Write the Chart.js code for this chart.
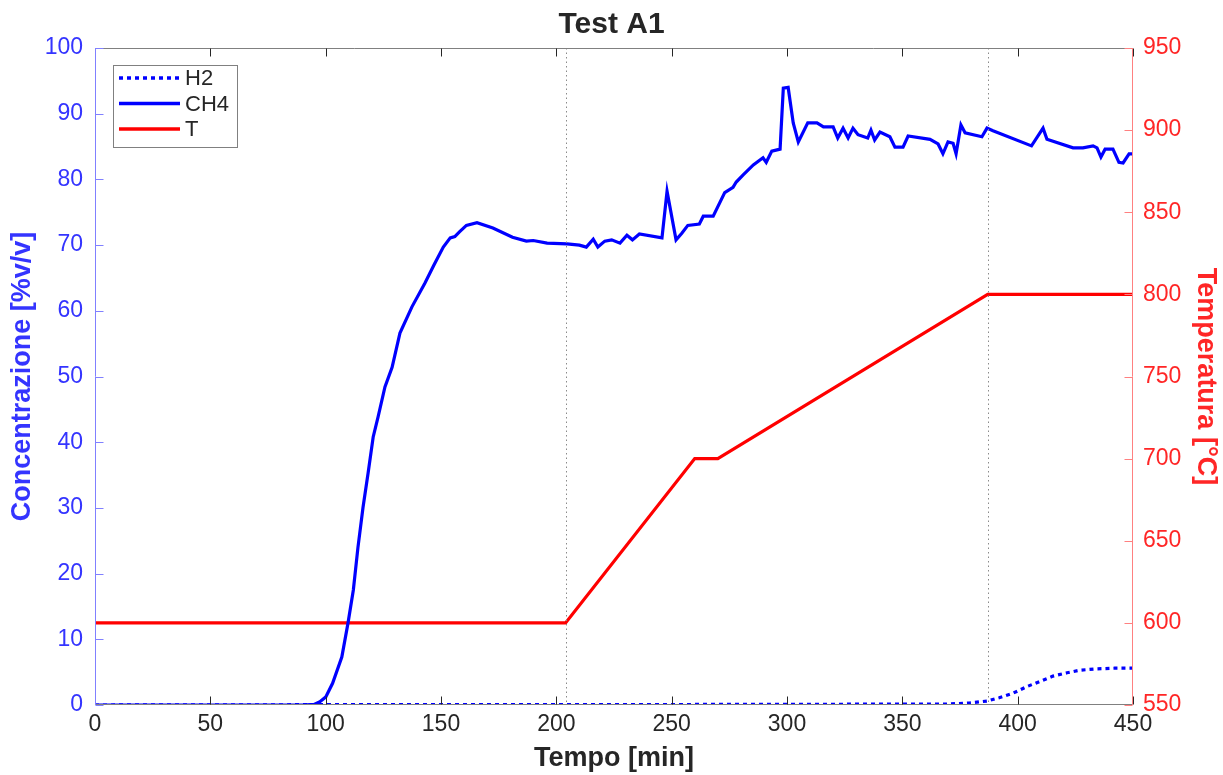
<!DOCTYPE html>
<html>
<head>
<meta charset="utf-8">
<script src="https://cdn.jsdelivr.net/npm/chart.js@4.4.1/dist/chart.umd.min.js"></script>
<style>
  html, body { margin: 0; padding: 0; background: #fff; }
  #wrap { width: 1223px; height: 775px; }
</style>
</head>
<body>
<div id="wrap"><canvas id="chart"></canvas></div>
<script>
// time axis [min] for each series
const tCH4 = [0, 50, 90, 95, 97.5, 100, 103, 107, 109.7, 112, 114, 116.2, 118.4, 120.6, 122.7, 125.7, 128.8, 132.2, 137.4, 143,
  147, 151, 154, 156, 158, 161, 165.6, 172.5, 181, 187, 190, 196, 204.6, 210, 213, 216, 218, 221, 224, 227.6,
  230.6, 233, 236, 245.8, 248, 251.9, 254.4, 257, 262, 263.7, 268, 273, 276.6, 278, 281, 285.4, 289.6, 291, 293.4, 297,
  298.4, 300.5, 302.7, 304.9, 309, 313, 315.8, 320, 322, 324.3, 326.5, 328.6, 330.8, 335, 336.4, 338, 340.3, 344.6, 346.8, 350.3,
  352.5, 362, 365.5, 367.6, 369.8, 372, 373.3, 375.4, 377.2, 384.5, 386.7, 389.3, 406, 411, 412.7, 424, 428.3, 432.7, 434.4, 436.1,
  437.9, 441.3, 443.9, 445.7, 448.3, 450];
const ch4 = [0, 0, 0, 0.1, 0.5, 1.2, 3.3, 7.3, 12.5, 17.5, 24, 30.1, 35.3, 40.8, 43.8, 48.4, 51.4, 56.6, 60.6, 64.2,
  67, 69.7, 71.1, 71.3, 72, 73, 73.4, 72.6, 71.2, 70.6, 70.7, 70.3, 70.2, 70, 69.7, 70.9, 69.7, 70.6, 70.8, 70.3,
  71.5, 70.8, 71.7, 71.1, 78.2, 70.8, 71.8, 73, 73.2, 74.4, 74.4, 78, 78.8, 79.6, 80.7, 82.2, 83.3, 82.6, 84.3, 84.6,
  93.9, 94, 88.6, 85.7, 88.6, 88.6, 88, 88, 86.3, 87.8, 86.3, 87.8, 86.8, 86.3, 87.5, 86, 87.2, 86.5, 84.9, 84.9,
  86.6, 86.1, 85.4, 83.9, 85.7, 85.5, 83.9, 88.3, 87.1, 86.5, 87.8, 87.4, 85.1, 87.8, 86.1, 84.8, 84.8, 85.1, 84.8, 83.4,
  84.6, 84.6, 82.6, 82.5, 83.9, 83.9];

const tH2 = [0, 100, 200, 300, 370, 379, 386.7, 392, 398, 404, 409.7, 415.3, 421.4, 427, 434.4, 442, 450];
const h2 = [0, 0.05, 0.05, 0.1, 0.15, 0.3, 0.6, 1.1, 1.8, 2.8, 3.6, 4.4, 4.9, 5.3, 5.5, 5.6, 5.6];

const tT = [0, 204, 260, 270, 387, 450];
const temp = [600, 600, 700, 700, 800, 800];

// dotted reference lines [min]
const markers = [204, 387];

const toXY = (xs, ys) => xs.map((x, i) => ({ x, y: ys[i] }));

const FONT = "'Liberation Sans', Arial, sans-serif";
const BLUE_TXT = "#3434ff";
const BLUE_AX = "#8080ff";
const RED_TXT = "#ff2626";
const RED_AX = "#ff8080";
const GRAY = "#262626";
const BOX = "#808080";

// box, inward ticks, dotted markers, legend
const decor = {
  id: "decor",
  afterDatasetsDraw(chart) {
    const { ctx, chartArea: a, scales } = chart;
    const L = 8;
    const l = a.left + 0.5, r = a.right - 0.5, t = a.top + 0.5, b = a.bottom - 0.5;
    ctx.save();
    ctx.lineWidth = 1;

    // dotted markers
    ctx.strokeStyle = "#8a8a8a";
    ctx.setLineDash([1.5, 3]);
    markers.forEach((m) => {
      const px = Math.round(scales.x.getPixelForValue(m)) + 0.5;
      ctx.beginPath();
      ctx.moveTo(px, a.top);
      ctx.lineTo(px, a.bottom);
      ctx.stroke();
    });
    ctx.setLineDash([]);

    // top / bottom border and x ticks
    ctx.strokeStyle = BOX;
    ctx.beginPath();
    ctx.moveTo(l, t); ctx.lineTo(r, t);
    ctx.moveTo(l, b); ctx.lineTo(r, b);
    ctx.stroke();
    ctx.strokeStyle = GRAY;
    scales.x.ticks.forEach((tk) => {
      const px = Math.round(scales.x.getPixelForValue(tk.value)) + 0.5;
      ctx.beginPath();
      ctx.moveTo(px, b); ctx.lineTo(px, b - L);
      ctx.moveTo(px, t); ctx.lineTo(px, t + L);
      ctx.stroke();
    });

    // left axis
    ctx.strokeStyle = BLUE_AX;
    ctx.beginPath();
    ctx.moveTo(l, a.top); ctx.lineTo(l, a.bottom);
    scales.y.ticks.forEach((tk) => {
      const py = Math.round(scales.y.getPixelForValue(tk.value)) + 0.5;
      ctx.moveTo(l, py); ctx.lineTo(l + L, py);
    });
    ctx.stroke();

    // right axis
    ctx.strokeStyle = RED_AX;
    ctx.beginPath();
    ctx.moveTo(r, a.top); ctx.lineTo(r, a.bottom);
    scales.y2.ticks.forEach((tk) => {
      const py = Math.round(scales.y2.getPixelForValue(tk.value)) + 0.5;
      ctx.moveTo(r, py); ctx.lineTo(r - L, py);
    });
    ctx.stroke();

    // legend box
    const bx = a.left + 18, by = a.top + 17, bw = 124, bh = 82;
    ctx.fillStyle = "#fff";
    ctx.fillRect(bx, by, bw, bh);
    ctx.strokeStyle = BOX;
    ctx.strokeRect(bx + 0.5, by + 0.5, bw, bh);
    ctx.font = "22px " + FONT;
    ctx.textBaseline = "middle";
    chart.data.datasets.forEach((ds, i) => {
      const yy = by + 13 + i * 25.5;
      ctx.strokeStyle = ds.borderColor;
      ctx.lineWidth = 3.5;
      ctx.setLineDash(ds.borderDash || []);
      ctx.beginPath();
      ctx.moveTo(bx + 6, yy);
      ctx.lineTo(bx + 67, yy);
      ctx.stroke();
      ctx.setLineDash([]);
      ctx.fillStyle = GRAY;
      ctx.fillText(ds.label, bx + 72, yy + 1);
    });
    ctx.restore();
  },
};

new Chart(document.getElementById("chart"), {
  type: "line",
  data: {
    datasets: [
      { label: "H2", data: toXY(tH2, h2), borderColor: "#0000ff", borderWidth: 3.2, borderDash: [4, 4], yAxisID: "y" },
      { label: "CH4", data: toXY(tCH4, ch4), borderColor: "#0000ff", borderWidth: 3.2, yAxisID: "y" },
      { label: "T", data: toXY(tT, temp), borderColor: "#ff0000", borderWidth: 3.2, yAxisID: "y2" },
    ],
  },
  options: {
    responsive: true,
    maintainAspectRatio: false,
    animation: false,
    layout: { padding: 0 },
    elements: { point: { radius: 0 }, line: { tension: 0 } },
    plugins: {
      legend: { display: false },
      tooltip: { enabled: false },
      title: {
        display: true,
        text: "Test A1",
        color: GRAY,
        font: { family: FONT, size: 30, weight: "bold", lineHeight: 1.2 },
        padding: { top: 7, bottom: 5 },
      },
    },
    scales: {
      x: {
        type: "linear",
        min: 0,
        max: 450,
        ticks: { stepSize: 50, color: GRAY, padding: 6, font: { family: FONT, size: 23 }, maxRotation: 0 },
        grid: { display: false, drawTicks: false },
        border: { display: false },
        title: { display: true, text: "Tempo [min]", color: GRAY, font: { family: FONT, size: 27, weight: "bold" }, padding: { top: 0, bottom: 0 } },
        afterFit: (s) => { s.height = 70; },
      },
      y: {
        position: "left",
        min: 0,
        max: 100,
        ticks: { stepSize: 10, color: BLUE_TXT, padding: 12, font: { family: FONT, size: 23 } },
        grid: { display: false, drawTicks: false },
        border: { display: false },
        title: { display: true, text: "Concentrazione [%v/v]", color: BLUE_TXT, font: { family: FONT, size: 27, weight: "bold" }, padding: { top: 6 } },
        afterFit: (s) => { s.width = 95; },
      },
      y2: {
        position: "right",
        min: 550,
        max: 950,
        ticks: { stepSize: 50, color: RED_TXT, padding: 10, font: { family: FONT, size: 23 } },
        grid: { display: false, drawTicks: false },
        border: { display: false },
        title: { display: true, text: "Temperatura [°C]", color: RED_TXT, font: { family: FONT, size: 27, weight: "bold" }, padding: { top: 1, bottom: 0 } },
        afterFit: (s) => { s.width = 90; },
      },
    },
  },
  plugins: [decor],
});
</script>
</body>
</html>
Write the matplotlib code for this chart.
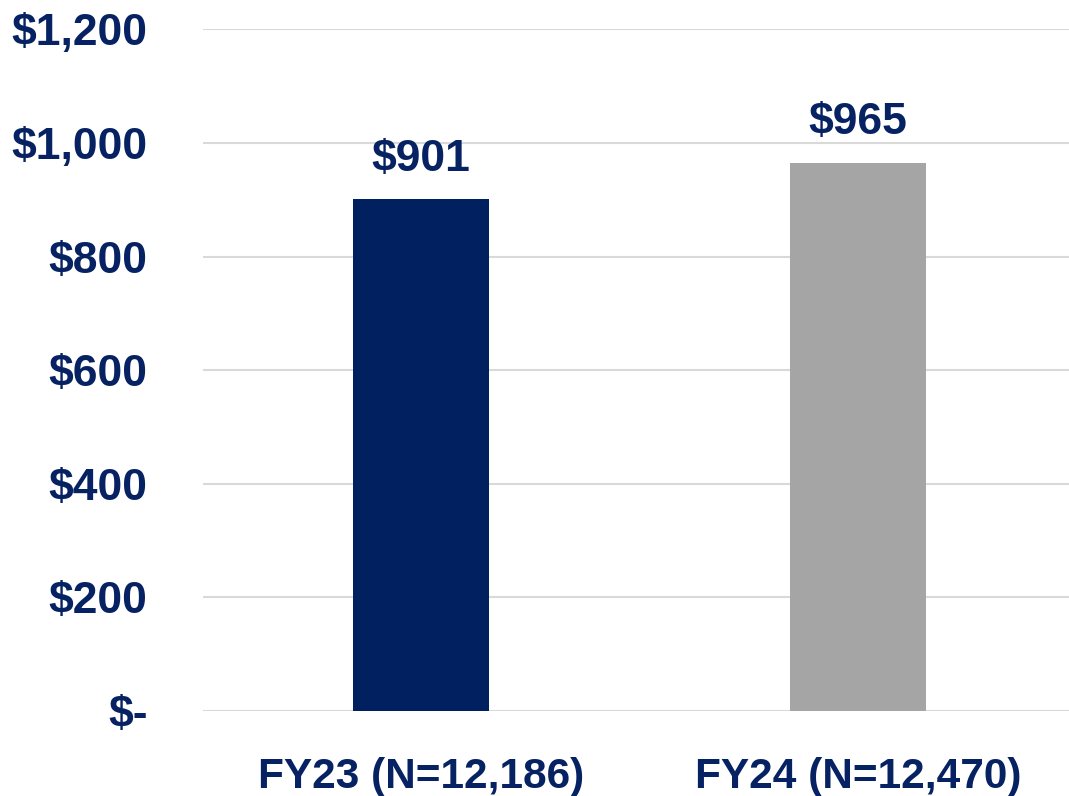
import matplotlib.pyplot as plt
import numpy as np
from matplotlib.ticker import FuncFormatter

categories = ["FY23 (N=12,186)", "FY24 (N=12,470)"]
values = [901, 965]
bar_colors = ["#002060", "#A5A5A5"]
yticks = [0, 200, 400, 600, 800, 1000, 1200]

navy = "#062262"

fig = plt.figure(figsize=(10.69, 7.96), dpi=100)
ax = fig.add_axes([0.19, 0.107, 0.81, 0.856])

x = np.arange(len(categories))
bars = ax.bar(x, values, width=0.311, color=bar_colors, zorder=3)

ax.set_xlim(-0.499, 1.483)
ax.set_ylim(0, 1200)
ax.set_yticks(yticks)
ax.yaxis.set_major_formatter(FuncFormatter(lambda v, p: "$-" if v == 0 else f"${v:,.0f}"))
ax.set_xticks(x, labels=categories)

for lbl in ax.get_yticklabels():
    lbl.set_fontfamily("Liberation Sans")
    lbl.set_fontweight("bold")
    lbl.set_fontsize(32)
    lbl.set_color(navy)
for lbl in ax.get_xticklabels():
    lbl.set_fontfamily("Liberation Sans")
    lbl.set_fontweight("bold")
    lbl.set_fontsize(30.5)
    lbl.set_color(navy)

ax.grid(axis="y", color="#D9D9D9", linewidth=1.5, zorder=0)
ax.set_axisbelow(True)
for s in ax.spines.values():
    s.set_visible(False)
ax.tick_params(length=0)
ax.tick_params(axis="y", pad=40)
ax.tick_params(axis="x", pad=33)

for b, v in zip(bars, values):
    ax.annotate(f"${v:,}", (b.get_x() + b.get_width() / 2, v), xytext=(0, 14),
                textcoords="offset points", ha="center", va="bottom",
                fontfamily="Liberation Sans", fontweight="bold", fontsize=32, color=navy)

fig.savefig("out.png", dpi=100)
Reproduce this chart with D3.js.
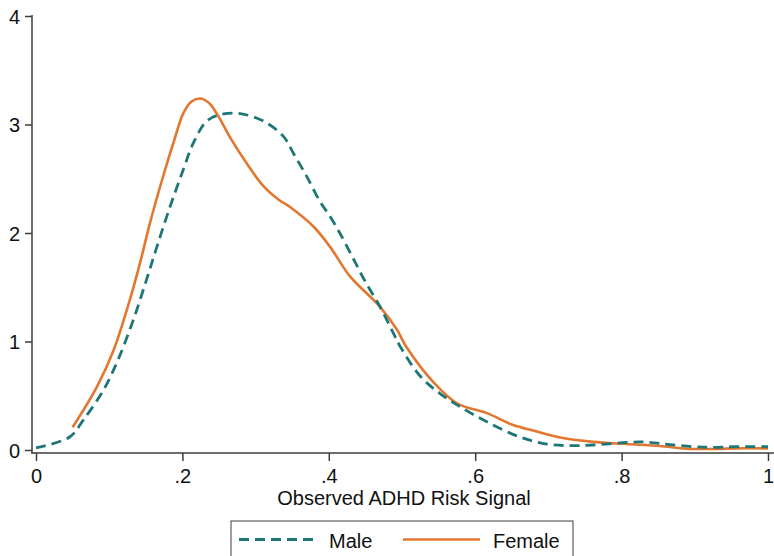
<!DOCTYPE html>
<html>
<head>
<meta charset="utf-8">
<script src="https://cdn.jsdelivr.net/npm/d3@7"></script>
<style>
  body { margin: 0; background: #fff; }
  svg { display: block; font-family: "Liberation Sans", Arial, sans-serif; }
</style>
</head>
<body>
<div id="chart"></div>
<script>
// kernel density estimates
var maleX = [0, 0.046, 0.065, 0.092, 0.112, 0.133, 0.151, 0.165, 0.183, 0.201, 0.215, 0.233, 0.251, 0.279,
  0.311, 0.338, 0.352, 0.370, 0.388, 0.402, 0.415, 0.433, 0.450, 0.470, 0.488, 0.497, 0.525, 0.552, 0.579,
  0.616, 0.661, 0.698, 0.730, 0.761, 0.807, 0.830, 0.852, 0.898, 0.925, 0.953, 1.0];
var maleY = [0.02, 0.12, 0.28, 0.55, 0.83, 1.20, 1.57, 1.87, 2.24, 2.58, 2.83, 3.03, 3.09, 3.10,
  3.03, 2.89, 2.73, 2.52, 2.29, 2.15, 2.00, 1.77, 1.55, 1.32, 1.08, 0.96, 0.68, 0.52, 0.40,
  0.26, 0.12, 0.055, 0.04, 0.046, 0.07, 0.074, 0.06, 0.03, 0.025, 0.03, 0.03];

var femaleX = [0.050, 0.083, 0.106, 0.128, 0.142, 0.156, 0.174, 0.190, 0.201, 0.212, 0.224, 0.236, 0.247, 0.267,
  0.288, 0.311, 0.333, 0.347, 0.379, 0.402, 0.429, 0.470, 0.493, 0.506, 0.545, 0.575, 0.616, 0.652, 0.679,
  0.720, 0.761, 0.807, 0.852, 0.889, 0.930, 0.957, 1.0];
var femaleY = [0.21, 0.58, 0.92, 1.38, 1.72, 2.10, 2.53, 2.88, 3.10, 3.21, 3.24, 3.20, 3.10, 2.86,
  2.64, 2.43, 2.30, 2.24, 2.06, 1.87, 1.60, 1.32, 1.11, 0.95, 0.61, 0.43, 0.34, 0.23, 0.18,
  0.11, 0.075, 0.055, 0.037, 0.012, 0.01, 0.015, 0.015];

var xTicks = [0, 0.2, 0.4, 0.6, 0.8, 1];
var xTickLabels = ["0", ".2", ".4", ".6", ".8", "1"];
var yTicks = [0, 1, 2, 3, 4];
var seriesNames = ["Male", "Female"];

var width = 774, height = 556;
var axisColor = "#3c3c3c";
var maleColor = "#1f7677";
var femaleColor = "#e3772f";

var svg = d3.select("#chart").append("svg")
    .attr("width", width)
    .attr("height", height);

svg.append("rect").attr("width", width).attr("height", height).attr("fill", "#fff");

var x = d3.scaleLinear().domain([0, 1]).range([36, 768]);
var y = d3.scaleLinear().domain([0, 4]).range([450, 16]);

// y axis
var yAxis = svg.append("g")
    .attr("transform", "translate(32,0)")
    .call(d3.axisLeft(y).tickValues(yTicks).tickFormat(d3.format("d"))
      .tickSize(7).tickPadding(5).tickSizeOuter(0));
yAxis.select(".domain").remove();
yAxis.append("line").attr("x1", 0).attr("x2", 0).attr("y1", 15).attr("y2", 453.5)
    .attr("stroke", axisColor).attr("stroke-width", 1.5);

// x axis
var xAxis = svg.append("g")
    .attr("transform", "translate(0,453)")
    .call(d3.axisBottom(x).tickValues(xTicks).tickFormat(function(d, i) { return xTickLabels[i]; })
      .tickSize(8).tickPadding(8).tickSizeOuter(0));
xAxis.select(".domain").remove();
xAxis.append("line").attr("x1", 31.25).attr("x2", width).attr("y1", 0).attr("y2", 0)
    .attr("stroke", axisColor).attr("stroke-width", 1.5);

svg.selectAll(".tick line").attr("stroke", axisColor).attr("stroke-width", 1.5);
svg.selectAll(".tick text").attr("fill", "#111").style("font-size", "20px");
yAxis.selectAll(".tick text").attr("dy", "0.35em");

svg.append("text")
    .attr("x", (x(0) + x(1)) / 2 + 2)
    .attr("y", 505)
    .attr("text-anchor", "middle")
    .attr("fill", "#111")
    .style("font-size", "20px")
    .text("Observed ADHD Risk Signal");

var line = d3.line()
    .x(function(d) { return x(d[0]); })
    .y(function(d) { return y(d[1]); })
    .curve(d3.curveCatmullRom.alpha(0.5));

svg.append("path")
    .datum(femaleX.map(function(v, i) { return [v, femaleY[i]]; }))
    .attr("d", line)
    .attr("fill", "none")
    .attr("stroke", femaleColor)
    .attr("stroke-width", 2.6);

svg.append("path")
    .datum(maleX.map(function(v, i) { return [v, maleY[i]]; }))
    .attr("d", line)
    .attr("fill", "none")
    .attr("stroke", maleColor)
    .attr("stroke-width", 2.8)
    .attr("stroke-dasharray", "10,6");

// legend
var legend = svg.append("g");
legend.append("rect")
    .attr("x", 231).attr("y", 521).attr("width", 342).attr("height", 45)
    .attr("fill", "#fff").attr("stroke", axisColor).attr("stroke-width", 1);

legend.append("line")
    .attr("x1", 239).attr("x2", 317).attr("y1", 539.5).attr("y2", 539.5)
    .attr("stroke", maleColor).attr("stroke-width", 2.8).attr("stroke-dasharray", "10,6");
legend.append("line")
    .attr("x1", 403).attr("x2", 480).attr("y1", 539.5).attr("y2", 539.5)
    .attr("stroke", femaleColor).attr("stroke-width", 2.6);

legend.selectAll("text.lab")
    .data(seriesNames)
    .enter().append("text")
    .attr("class", "lab")
    .attr("x", function(d, i) { return i === 0 ? 329 : 493; })
    .attr("y", 548)
    .attr("fill", "#111")
    .style("font-size", "20px")
    .text(function(d) { return d; });
</script>
</body>
</html>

───

Extract all lines from the material above that include the word "code".

§ Worked solution:
Write the Chart.js code for this chart.
Write the matplotlib code for this chart.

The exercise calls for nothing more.